Il rito si ripete, le emozioni si rinnovano. Il ritorno di immagini, note, impressioni, lungi dall’annoiare, conferma e rilancia il senso dell’essere alpini, un’adesione a valori radicati, l’appartenenza a un Corpo che ha fatto, e farà, la storia d’Italia. La 96esima adunata è stata, come prevedibile, tutto questo.
Nella marea di penne nere che ha sfilato per le strade di Biella, oltre cento provenivano da Busto Arsizio, Lonate Pozzolo, Gorla Minore. Riconoscibili anche grazie al corpo musicale “La baldoria”. Un “fiore all’occhiello”, sottolineava nei giorni precedenti l’evento il capogruppo di Busto, Mauro Airaghi. «Abbiamo sfilato più o meno in 120 – tirava le somme il vice, Silvano Caprioli – un centinaio da Busto. Le emozioni sono quelle di cui si scrive ogni volta e che sempre sono forti».
Più della fatica, che pure si fa sentire: la parata è imponente, la folla pure, il meteo e le temperature possono remare contro. Non solo, gli alpini sfilano a seconda della provenienza, partono prima quelli che hanno fatto più strada. E la sede particolarmente vicina dell’adunata 2025 ha spostato in là l’ora X per il gruppo di Busto.

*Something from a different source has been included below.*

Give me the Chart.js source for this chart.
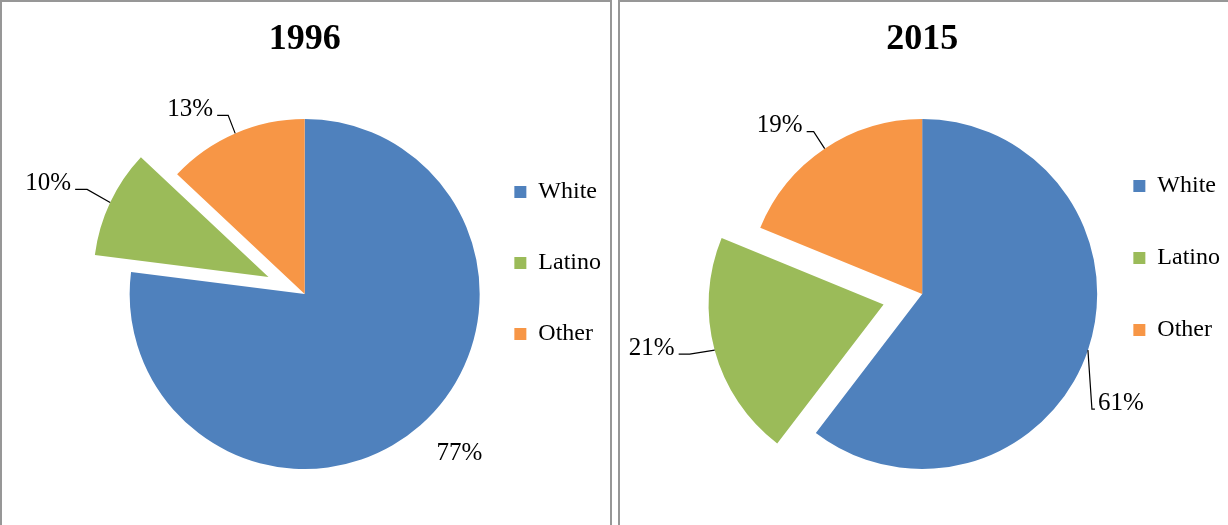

«Quest’anno – la sottolineatura di Caprioli - siamo arrivati al punto che dovevamo raggiungere letteralmente guidati dalle bandiere tricolore, non potevamo sbagliarci. Abbiamo sfilato tra la nostra gente, la gente d’Italia che ci ha accolto e ha partecipato ancora una volta a questa grande festa».